Challenge :: Output solely the number of lines containing the string "chart".

Information supplied ::

***

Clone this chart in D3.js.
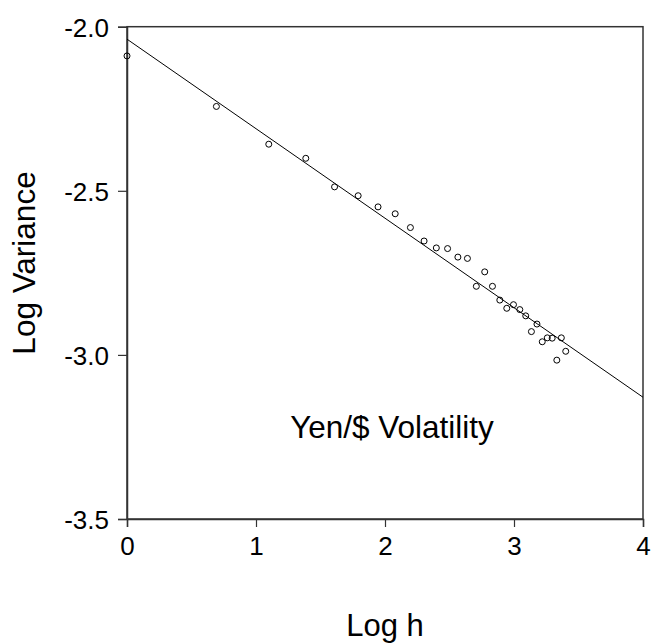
<!DOCTYPE html>
<html>
<head>
<meta charset="utf-8">
<script src="https://cdn.jsdelivr.net/npm/d3@7"></script>
<style>
  html, body { margin: 0; padding: 0; background: #fff; }
  svg { display: block; }
  text { font-family: "Liberation Sans", Arial, sans-serif; fill: #000; }
</style>
</head>
<body>
<svg id="chart" width="652" height="644"></svg>
<script>
const logH = [0, 0.693, 1.099, 1.386, 1.609, 1.792, 1.946, 2.079, 2.197, 2.303, 2.398, 2.485, 2.565, 2.639, 2.708, 2.773, 2.833, 2.890, 2.944, 2.996, 3.045, 3.091, 3.135, 3.178, 3.219, 3.258, 3.296, 3.332, 3.367, 3.401];
const logVar = [-2.089, -2.243, -2.358, -2.401, -2.488, -2.515, -2.549, -2.570, -2.612, -2.653, -2.674, -2.676, -2.702, -2.706, -2.791, -2.747, -2.791, -2.833, -2.858, -2.847, -2.862, -2.881, -2.929, -2.906, -2.960, -2.948, -2.949, -3.016, -2.948, -2.989];
const fitX = [0, 4];
const fitY = [-2.038, -3.129];
const xTicks = [0, 1, 2, 3, 4];
const yTicks = [-2.0, -2.5, -3.0, -3.5];
const xLabel = "Log h";
const yLabel = "Log Variance";
const annotation = "Yen/$ Volatility";

(function () {
const svg = d3.select("#chart");
const pLeft = 127, pRight = 643, pTop = 26.7, pBottom = 519;

const x = d3.scaleLinear().domain([0, 4]).range([pLeft, pRight]);
const y = d3.scaleLinear().domain([-2.0, -3.5]).range([pTop, pBottom]);

// frame
svg.append("rect")
  .attr("x", pLeft).attr("y", pTop)
  .attr("width", pRight - pLeft).attr("height", pBottom - pTop)
  .attr("fill", "none").attr("stroke", "#333").attr("stroke-width", 1.5);

// axes
const xAxis = svg.append("g")
  .attr("transform", `translate(0,${pBottom})`)
  .call(d3.axisBottom(x).tickValues(xTicks).tickFormat(d => String(d)).tickSize(8).tickPadding(10));
const yAxis = svg.append("g")
  .attr("transform", `translate(${pLeft},0)`)
  .call(d3.axisLeft(y).tickValues(yTicks).tickFormat(d => d.toFixed(1)).tickSize(9).tickPadding(9));

[xAxis, yAxis].forEach(g => {
  g.select(".domain").attr("stroke", "#333").attr("stroke-width", 1.5);
  g.selectAll(".tick line").attr("stroke", "#333").attr("stroke-width", 1.2);
  g.selectAll(".tick text")
    .attr("font-family", "Liberation Sans, Arial, sans-serif")
    .attr("font-size", 26).attr("fill", "#000");
});
yAxis.selectAll(".tick text").attr("dy", "0.36em");

// fit line
svg.append("line")
  .attr("x1", x(fitX[0])).attr("y1", y(fitY[0]))
  .attr("x2", x(fitX[1])).attr("y2", y(fitY[1]))
  .attr("stroke", "#000").attr("stroke-width", 1);

// points
svg.append("g").selectAll("circle")
  .data(logH.map((h, i) => [h, logVar[i]]))
  .join("circle")
  .attr("cx", d => x(d[0])).attr("cy", d => y(d[1]))
  .attr("r", 3)
  .attr("fill", "none").attr("stroke", "#000").attr("stroke-width", 1);

// annotation
svg.append("text")
  .attr("x", 392).attr("y", 438)
  .attr("text-anchor", "middle")
  .attr("font-size", 31.5)
  .text(annotation);

// axis titles
svg.append("text")
  .attr("x", 385).attr("y", 636)
  .attr("text-anchor", "middle")
  .attr("font-size", 31)
  .text(xLabel);

svg.append("text")
  .attr("transform", "translate(35,263) rotate(-90)")
  .attr("text-anchor", "middle")
  .attr("font-size", 31.5)
  .text(yLabel);
})();
</script>
</body>
</html>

***

Solution to the problem :: 3